Mentre la situazione del Covid-19 in Brasile rischia di “europeizzarsi”, trasformandolo nel nuovo centro di questa pandemia (sempre che a giugno in Europa la problematica possa risolversi), due Paesi dell’America Latina, più passa il tempo, si stanno “gemellando” nella tragedia perché il coronavirus, nonostante i numeri “ufficiali” estremamente bassi, si muove in due nazioni che di certo non hanno bisogno di questa malattia perché già vivono una tragedia economica e sociale drammatica: parlo sia dell’Argentina, ma soprattutto del Venezuela.



Ambedue governate dal populismo da anni (tranne il breve periodo di 4 anni di Presidenza di Mauricio Macri in Argentina, dove però si è avuto paura di cambiare), il Venezuela ha però raggiunto e superato i limiti del dramma.

Il chavismo e la sua interpretazione madurista hanno portato la ricchissima nazione caraibica al disastro totale con la fuga di milioni di abitanti ai quattro angoli del mondo per fuggire non solo dalla fame, ma anche dalla selvaggia repressione del regime. Il bello di questo esodo biblico risiede nel fatto che moltissimi tra i fuggitivi sono medici e infermieri stabilitisi in vari Paesi che, con la pandemia del Covid-19, hanno sofferto una crisi del sistema sanitario dovuta anche a una sostanziale mancanza di organici.
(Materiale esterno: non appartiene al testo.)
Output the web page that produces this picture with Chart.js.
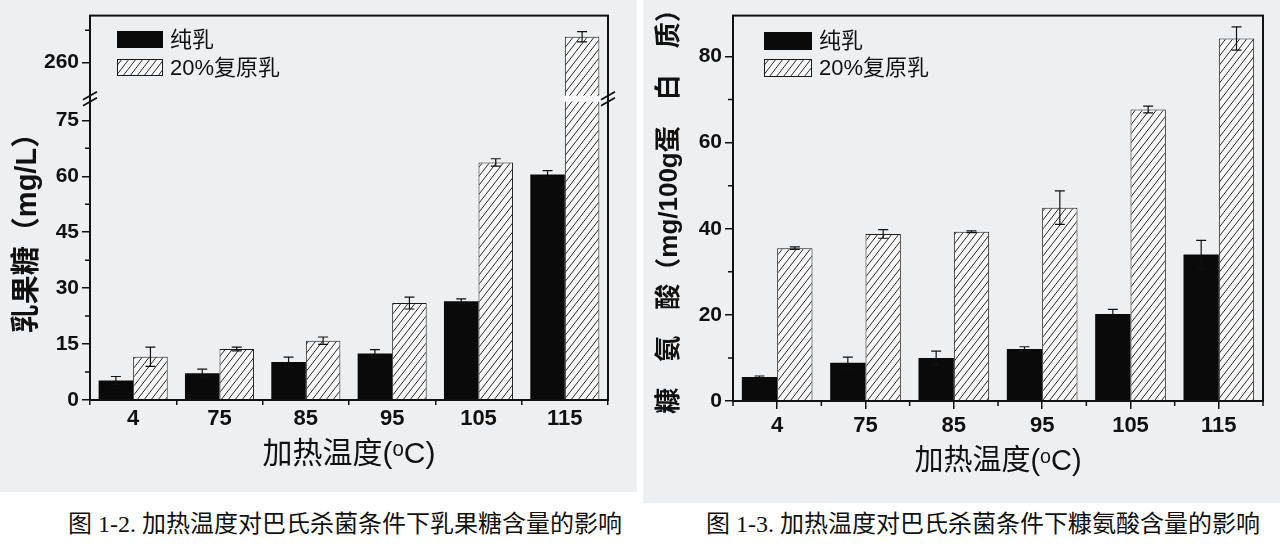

Gente che ovviamente finora ha dovuto adattarsi ad altri lavori, ma che si è resa immediatamente disponibile a porre la sua professionalità al servizio della causa. Stranamente, però, l’Italia ha preferito importare medici cubani a costi incredibili (circa 3.000 euro al mese pro capite, di cui però i “dottori” ne prenderanno solo 600…. il resto va al Governo cubano). Stessa situazione si era creata sia in Bolivia che in Argentina, ma se nel primo Paese si è arrivati alla loro espulsione dopo che si è scoperto che molti di loro erano solo infermieri o operatori di ambulanze, a Buenos Aires ci ha pensato una protesta dei medici (che in Argentina abbondano) a risolvere la questione.



In Venezuela, invece, da anni i medici provenienti dall’Avana operano nell’intera nazione, un Paese dove il Covid-19 ha registrato solo 400 persone infettate (di cui 10 morte), ma dove il regime ha imposto una quarantena rigidissima che ha generato vari disordini e assalti ai supermercati, ovviamente repressi sia dalla gendarmeria che dai reparti clandestini di repressione, squadre composte spesso da ex carcerati liberati dalla prigione in cambio della loro fedeltà al potere.

Il caos è ormai totale: anche se Maduro in due giornate “sperimentali”, il 26 e 27 aprile, aveva allentato le drastiche misure di isolamento permettendo l’uscita di anziani e bambini all’aria aperta per effettuare passeggiate, molti negozi sono stati costretti ad aprire pena il loro fallimento immediato anche perché, a differenza di altri Paesi, la crisi del Venezuela era già drammatica prima della pandemia, e ha portata il Paese a limiti ormai insostenibili vista una gigantesca recessione economica che dura da anni.



Come accade sempre quando la situazione peggiora, ecco apparire il solito tentativo di golpe (ovviamente fallito) operato dagli Stati Uniti: questa volta attraverso un gruppo di mercenari con un’invasione via mare, provenienti dalla Colombia. Lo ha annunciato giorni fa il ministro degli Interni venezuelano Nestor Reverol, poco tempo dopo la scelta americana di mettere una taglia sul Presidente Maduro e il suo Governo accusandoli di narcotraffico.

Di certo in questi anni si sono ascoltate le più disparate teorie sulla successione al dittatore caraibico, con varie trattative per un ritorno alla democrazia nel Paese: tutte fallite anche perché l’opposizione guidata dal Presidente ad interim Guaidó ha perduto l’enorme seguito che aveva sia per una sostanziale incapacità di unità delle proprie forze che per la durissima repressione che si è venuta a creare nel Paese. L’occasione del Covid-19, poi, permette al regime di restringere ancor di più le già scarse libertà di un popolo, quello venezuelano, che purtroppo continua a pagare il salatissimo conto del suo errore nel credere alla “democrazia” populista come la soluzione dei mali dei precedenti Governi corrotti.